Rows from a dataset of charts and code
-- -- --

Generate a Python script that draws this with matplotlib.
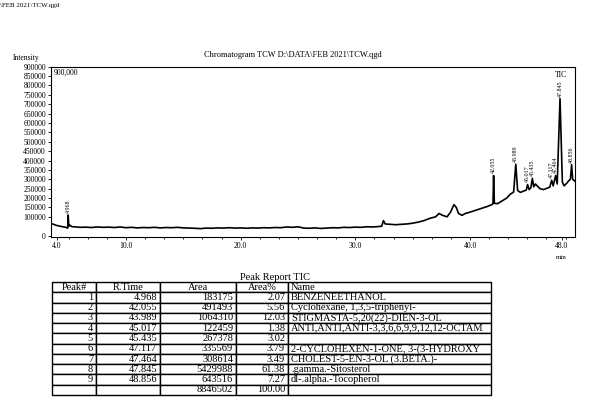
import numpy as np
import matplotlib
matplotlib.use('Agg')
import matplotlib.pyplot as plt
from matplotlib.ticker import MultipleLocator, FixedLocator

plt.rcParams['font.family'] = ['Liberation Serif', 'DejaVu Serif']

# chromatogram trace (retention time in min, intensity)
rt = [3.5, 3.7, 3.9, 4.1, 4.4, 4.7, 4.85, 4.93, 4.968, 5.02, 5.1, 5.3,
      5.5, 6.0, 6.5, 7.0, 7.5, 8.0, 8.5, 9.0, 9.5, 10.0, 10.5, 11.0, 11.5,
      12.0, 12.5, 13.0, 13.5, 14.0, 14.5, 15.0, 15.5, 16.0, 16.5, 17.0, 17.5,
      18.0, 18.5, 19.0, 19.5, 20.0, 20.5, 21.0, 21.5, 22.0, 22.5, 23.0, 23.5,
      24.0, 24.5, 25.0, 25.5, 26.0, 26.5, 27.0, 27.5, 28.0, 28.5, 29.0, 29.5,
      30.0, 30.5, 31.0, 31.5, 32.0, 32.3, 32.45, 32.6, 33.0, 33.5, 34.0, 34.5,
      35.0, 35.5, 36.0, 36.5, 37.0, 37.3, 37.6, 38.0, 38.3, 38.6, 38.8, 39.0,
      39.3, 39.6, 40.0, 40.5, 41.0, 41.5, 41.9, 42.0, 42.055, 42.12, 42.4,
      42.8, 43.2, 43.5, 43.8, 43.989, 44.15, 44.4, 44.7, 44.9, 45.017, 45.15,
      45.3, 45.435, 45.55, 45.7, 45.85, 46.1, 46.4, 46.7, 46.95, 47.117, 47.25,
      47.464, 47.6, 47.845, 48.05, 48.2, 48.45, 48.6, 48.75, 48.856, 48.95, 49.15]
intensity = [64000, 60000, 55000, 52000, 48000, 45000, 42000, 40000, 110000, 50000, 56000, 47000,
             47000, 44000, 45000, 43000, 46000, 44000, 45000, 43000, 46000, 42000, 44000, 41000, 43000,
             42000, 44000, 41000, 43000, 42000, 44000, 41000, 40000, 39000, 37000, 40000, 39000,
             41000, 40000, 42000, 40000, 41000, 39000, 41000, 40000, 42000, 41000, 43000, 42000,
             46000, 44000, 47000, 40000, 39000, 41000, 38000, 40000, 42000, 41000, 44000, 43000,
             45000, 44000, 47000, 46000, 48000, 50000, 80000, 62000, 60000, 58000, 60000, 62000,
             66000, 72000, 80000, 92000, 100000, 118000, 108000, 100000, 125000, 165000, 150000, 118000,
             108000, 118000, 125000, 135000, 145000, 155000, 165000, 170000, 320000, 172000, 170000,
             185000, 200000, 220000, 232000, 380000, 240000, 230000, 238000, 242000, 272000, 245000,
             255000, 305000, 260000, 275000, 265000, 250000, 245000, 252000, 258000, 295000, 265000,
             320000, 275000, 730000, 285000, 265000, 280000, 292000, 300000, 378000, 300000, 290000]

# peak report
peak_no = ['1', '2', '3', '4', '5', '6', '7', '8', '9', '']
peak_rt = [4.968, 42.055, 43.989, 45.017, 45.435, 47.117, 47.464, 47.845, 48.856]
peak_area = ['183175', '491493', '1064310', '122459', '267378', '335569', '308614',
             '5429988', '643516', '8846502']
peak_pct = ['2.07', '5.56', '12.03', '1.38', '3.02', '3.79', '3.49', '61.38', '7.27', '100.00']
peak_name = ['BENZENEETHANOL', 'Cyclohexane, 1,3,5-triphenyl-', 'STIGMASTA-5,20(22)-DIEN-3-OL',
             'ANTI,ANTI,ANTI-3,3,6,6,9,9,12,12-OCTAM', '', '2-CYCLOHEXEN-1-ONE, 3-(3-HYDROXY',
             'CHOLEST-5-EN-3-OL (3.BETA.)-', '.gamma.-Sitosterol', 'dl-.alpha.-Tocopherol', '']

xtick_pos = [4, 10, 20, 30, 40, 48]
xtick_lab = ['4.0', '10.0', '20.0', '30.0', '40.0', '48.0']
ytick_pos = [0] + list(range(100000, 900001, 50000))

fig = plt.figure(figsize=(5.91, 4.20), dpi=100)

fig.text(0.0, 0.988, '\\FEB 2021\\TCW.qgd', fontsize=5, ha='left', va='center')
fig.text(0.495, 0.869, 'Chromatogram TCW D:\\DATA\\FEB 2021\\TCW.qgd', fontsize=6,
         ha='center', va='center')
fig.text(0.045, 0.862, 'Intensity', fontsize=5.5, ha='center', va='center')

ax = fig.add_axes([0.0871, 0.4364, 0.8858, 0.4048])
ax.plot(rt, intensity, color='black', lw=1.2)
for r in peak_rt:
    top = np.interp(r, rt, intensity)
    ax.annotate('%.3f' % r, (r, top), xytext=(0, 1.5), textcoords='offset points',
                rotation=90, fontsize=4.3, ha='center', va='bottom')
ax.set_xlim(3.51, 49.15)
ax.set_ylim(-6000, 900000)
ax.xaxis.set_major_locator(FixedLocator(xtick_pos))
ax.set_xticklabels(xtick_lab)
ax.xaxis.set_minor_locator(MultipleLocator(10 / 6))
ax.set_yticks(ytick_pos)
ax.set_yticklabels([str(v) for v in ytick_pos])
ax.tick_params(axis='both', which='major', labelsize=5.5, length=2.5, width=0.6, pad=1.5)
ax.tick_params(axis='x', which='minor', length=1.5, width=0.6)
ax.tick_params(axis='y', labelsize=5.5)
for s in ax.spines.values():
    s.set_linewidth(0.8)
ax.text(0.004, 0.985, '900,000', transform=ax.transAxes, fontsize=5.5, ha='left', va='top')
ax.text(0.985, 0.975, 'TIC', transform=ax.transAxes, fontsize=5.5, ha='right', va='top')
ax.text(0.985, -0.105, 'min', transform=ax.transAxes, fontsize=5, ha='right', va='top')

# peak report table
fig.text(0.465, 0.340, 'Peak Report TIC', fontsize=7.5, ha='center', va='center')
tax = fig.add_axes([0.088, 0.0595, 0.743, 0.269])
tax.axis('off')
rows = []
for i in range(len(peak_no)):
    t = '%.3f' % peak_rt[i] if i < len(peak_rt) else ''
    rows.append([peak_no[i], t, peak_area[i], peak_pct[i], peak_name[i]])
col_w = [44, 64, 76, 52, 203]
tbl = tax.table(cellText=rows, colLabels=['Peak#', 'R.Time', 'Area', 'Area%', 'Name'],
                colWidths=[w / sum(col_w) for w in col_w], cellLoc='right', bbox=[0, 0, 1, 1])
tbl.auto_set_font_size(False)
for (r, c), cell in tbl.get_celld().items():
    cell.set_linewidth(1.0)
    cell.get_text().set_fontsize(7.5)
    cell.PAD = 3.0 / col_w[c]
    if c == 4:
        cell._loc = 'left'
        cell.get_text().set_ha('left')
    cell.get_text().set_clip_path(cell)

plt.savefig('out.png', dpi=100)
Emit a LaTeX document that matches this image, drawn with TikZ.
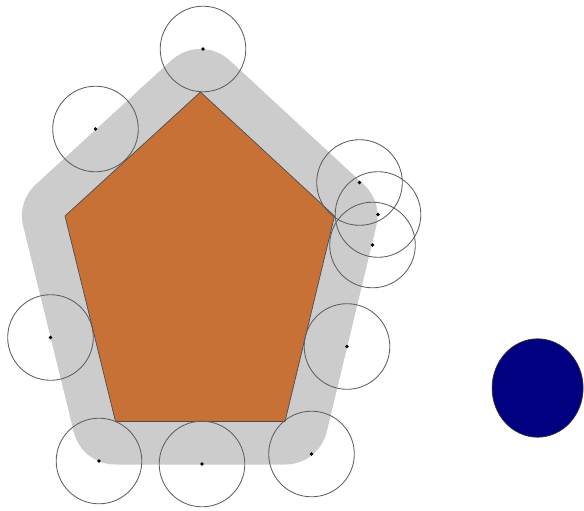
\documentclass[tikz,border=0pt]{standalone}
\usepackage{tikz}
\definecolor{buffergray}{HTML}{CCCCCC}
\definecolor{pentaorange}{HTML}{C87137}
\definecolor{ringgray}{HTML}{606060}
\definecolor{navyblue}{HTML}{000080}
\tikzset{
  buffer/.style={fill=buffergray,draw=buffergray,line width=86pt,line join=round},
  penta/.style={fill=pentaorange,draw=black!70,line width=0.7pt,line join=miter},
  ring/.style={draw=ringgray,line width=0.85pt},
  dotmark/.style={fill=black},
  disc/.style={fill=navyblue,draw=black!80,line width=0.7pt}
}
\begin{document}
\begin{tikzpicture}[x=1pt,y=-1pt]
\useasboundingbox (0,0) rectangle (584,511);
% pentagon corners
\coordinate (T) at (200.5,92);
\coordinate (R) at (334.5,216);
\coordinate (BR) at (285,421.5);
\coordinate (BL) at (115.5,421.5);
\coordinate (L) at (65,216);
% buffer zone
\filldraw[buffer] (T) -- (R) -- (BR) -- (BL) -- (L) -- cycle;
% pentagon
\filldraw[penta] (T) -- (R) -- (BR) -- (BL) -- (L) -- cycle;
% sample circles
\foreach \n/\cx/\cy in {c1/203/49,c2/95.5/129,c3/359.5/182.5,c4/378/214.5,c5/372.5/245,c6/50.5/337.5,c7/347/346.5,c8/99/461,c9/202/464,c10/311.5/454}{
  \coordinate (\n) at (\cx,\cy);
  \draw[ring] (\n) circle[radius=42.8];
  \fill[dotmark] (\n) circle[radius=1.8];
}
% blue disc
\coordinate (blue) at (537.6,388);
\filldraw[disc] (blue) circle[x radius=45.5, y radius=49.2];
\end{tikzpicture}
\end{document}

-- -- --

Problem details – Reproduce only the lines running from the beginning of the entries above to the line holding "plt.rcParams['font.family'] = ['Liberation", inclusive. Pictures stay out of the copy.

Task output –
Generate a Python script that draws this with matplotlib.
import numpy as np
import matplotlib
matplotlib.use('Agg')
import matplotlib.pyplot as plt
from matplotlib.ticker import MultipleLocator, FixedLocator

plt.rcParams['font.family'] = ['Liberation Serif', 'DejaVu Serif']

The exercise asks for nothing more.